Continuous review inventory model with variable lead time in a fuzzy random environment

Abstract

Inventory control is an important field in supply chain management, and a great deal of research efforts have been devoted to it over past few decades. In previous researches, there are some assumptions like that the lead time is an incontrollable variable, and all the items replenished are of perfect quality, and so on. However, those assumptions may not be fit for the real environments, and the inventory control problem needs to be considered in a more comprehensive sense. The aims of this paper is to establish the mathematical model and propose an solving approach for the reorder point inventory problems with partial backordered and partial lost sale situation in fuzzy random environment. Specially, the paper investigates the mixture inventory control system in which the lead time demands in different cycles are independent and identically distributed (iid) random variables, and the defective rates of the arrived order lot in different cycles are also iid random variables. Moreover, the backorder rate, ordering cost, shortage penalty cost and marginal profit per unit in different cycles are iid fuzzy variables, respectively.
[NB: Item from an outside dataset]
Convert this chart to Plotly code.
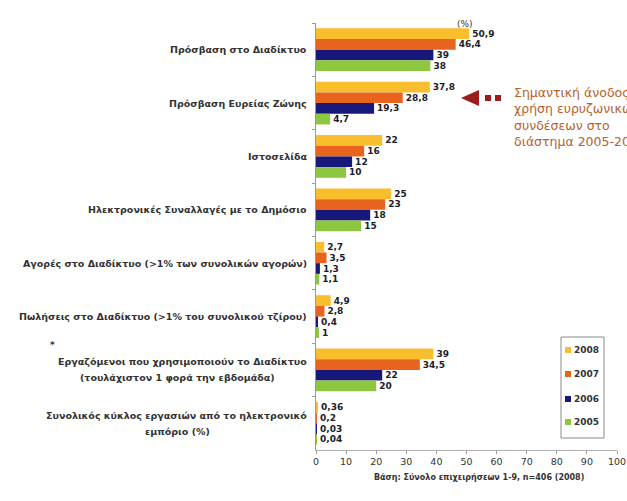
import plotly.graph_objects as go

# Indicators (top to bottom) and yearly shares (%)
categories = [
    "Πρόσβαση στο Διαδίκτυο",
    "Πρόσβαση Ευρείας Ζώνης",
    "Ιστοσελίδα",
    "Ηλεκτρονικές Συναλλαγές με το Δημόσιο",
    "Αγορές στο Διαδίκτυο (>1% των συνολικών αγορών)",
    "Πωλήσεις στο Διαδίκτυο (>1% του συνολικού τζίρου)",
    "Εργαζόμενοι που χρησιμοποιούν το Διαδίκτυο<br>(τουλάχιστον 1 φορά την εβδομάδα)",
    "Συνολικός κύκλος εργασιών από το ηλεκτρονικό<br>εμπόριο (%)",
]
years = ["2008", "2007", "2006", "2005"]
values_2008 = [50.9, 37.8, 22, 25, 2.7, 4.9, 39, 0.36]
values_2007 = [46.4, 28.8, 16, 23, 3.5, 2.8, 34.5, 0.2]
values_2006 = [39, 19.3, 12, 18, 1.3, 0.4, 22, 0.03]
values_2005 = [38, 4.7, 10, 15, 1.1, 1, 20, 0.04]
x_ticks = [0, 10, 20, 30, 40, 50, 60, 70, 80, 90, 100]

series = [values_2008, values_2007, values_2006, values_2005]
colors = ["#F8BE2E", "#E8641E", "#16187A", "#8DC63F"]
label_col = "#333333"

W, H = 627, 501
L, R, T, B = 316, 10, 23, 51
pw, ph = W - L - R, H - T - B


def px_x(p):
    return (p - L) / pw


def px_y(p):
    return (H - B - p) / ph


def fmt(v):
    return ("%g" % v).replace(".", ",")


fig = go.Figure()
for name, vals, col in zip(years, series, colors):
    fig.add_trace(go.Bar(
        y=categories, x=vals, name=name, orientation="h",
        marker=dict(color=col, line=dict(width=0)),
        text=["<b>" + fmt(v) + "</b>" for v in vals], textposition="outside",
        textfont=dict(family="DejaVu Sans", size=9, color="#1c1c2a"),
        constraintext="none", cliponaxis=False, showlegend=False,
    ))

annotations = []
# category labels; multi-line labels are laid out line by line, centred
for cat in categories:
    lines = cat.split("<br>")
    n = len(lines)
    for i, ln in enumerate(lines):
        annotations.append(dict(
            x=px_x(309) if i == 0 else px_x(177), xref="paper", y=cat, yref="y",
            xanchor="right" if i == 0 else "center", yanchor="middle",
            text="<b>" + ln + "</b>", showarrow=False,
            yshift=(n - 1) * 8 - i * 16,
            font=dict(family="DejaVu Sans", size=9.5, color=label_col),
        ))

annotations += [
    dict(x=px_x(48), y=px_y(352), xref="paper", yref="paper", text="<b>*</b>",
         showarrow=False, font=dict(family="DejaVu Sans", size=9, color=label_col)),
    dict(x=px_x(465), y=px_y(17), xref="paper", yref="paper", text="(%)",
         showarrow=False, font=dict(family="DejaVu Sans", size=9, color=label_col)),
    dict(x=px_x(372), y=px_y(484), xref="paper", yref="paper",
         text="<b>Βάση: Σύνολο επιχειρήσεων 1-9, n=406 (2008)</b>",
         showarrow=False, font=dict(family="DejaVu Sans", size=8, color=label_col)),
    # side note on broadband growth
    dict(x=px_x(512), y=px_y(83), xref="paper", yref="paper",
         xanchor="left", yanchor="top", align="left",
         text="Σημαντική άνοδος στη<br>χρήση ευρυζωνικών<br>συνδέσεων στο<br>διάστημα 2005-2008",
         showarrow=False, font=dict(family="DejaVu Sans", size=12.5, color="#B8602C")),
]

arrow_col = "#9E1B1B"
shapes = [
    dict(type="path", xref="paper", yref="paper",
         path="M %f,%f L %f,%f L %f,%f Z" % (px_x(461), px_y(98), px_x(479), px_y(90),
                                            px_x(479), px_y(106)),
         fillcolor=arrow_col, line=dict(width=0)),
    dict(type="rect", xref="paper", yref="paper", x0=px_x(485), x1=px_x(491),
         y0=px_y(101), y1=px_y(95), fillcolor=arrow_col, line=dict(width=0)),
    dict(type="rect", xref="paper", yref="paper", x0=px_x(495), x1=px_x(501),
         y0=px_y(101), y1=px_y(95), fillcolor=arrow_col, line=dict(width=0)),
]

# year key box
shapes.append(dict(type="rect", xref="paper", yref="paper",
                   x0=px_x(561), x1=px_x(604), y0=px_y(438), y1=px_y(337),
                   fillcolor="white", line=dict(color="#8a8a8a", width=1)))
key_y = [350, 374, 399, 422]
for yr, col, ky in zip(years, colors, key_y):
    shapes.append(dict(type="rect", xref="paper", yref="paper",
                       x0=px_x(565), x1=px_x(571), y0=px_y(ky + 3), y1=px_y(ky - 3),
                       fillcolor=col, line=dict(width=0)))
    annotations.append(dict(x=px_x(572), y=px_y(ky), xref="paper", yref="paper",
                            xanchor="left", yanchor="middle", text="<b>" + yr + "</b>",
                            showarrow=False,
                            font=dict(family="DejaVu Sans", size=9, color=label_col)))

fig.update_layout(
    width=W, height=H,
    margin=dict(l=L, r=R, t=T, b=B, autoexpand=False),
    paper_bgcolor="white", plot_bgcolor="white",
    barmode="group", bargap=0.2, bargroupgap=0,
    showlegend=False,
    xaxis=dict(range=[0, 100], tickvals=x_ticks, ticks="outside", ticklen=3,
               tickcolor="#999999", showline=True, linecolor="#b0b0b0", linewidth=1,
               showgrid=False, zeroline=False,
               tickfont=dict(family="DejaVu Sans", size=9.5, color=label_col)),
    yaxis=dict(autorange="reversed", showticklabels=False, ticks="outside",
               tickson="boundaries", ticklen=3, tickcolor="#999999",
               showline=True, linecolor="#9a9a9a", linewidth=1, showgrid=False),
    annotations=annotations, shapes=shapes,
    font=dict(family="DejaVu Sans"),
)

fig.write_html("out.html")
Then based on the fuzzy random renewal reward theory, a mathematical formulation about the expected annual total cost is presented, and some useful properties are analyzed for establishing an efficient solution procedure. In order to calculate the expected value of fuzzy expression and search the optimal values of order quantity, reorder point and lead time, a fuzzy simulation algorithm and an iterative algorithm are designed, respectively. Finally, a numerical example is given to illustrate the procedure of searching the optimal solution.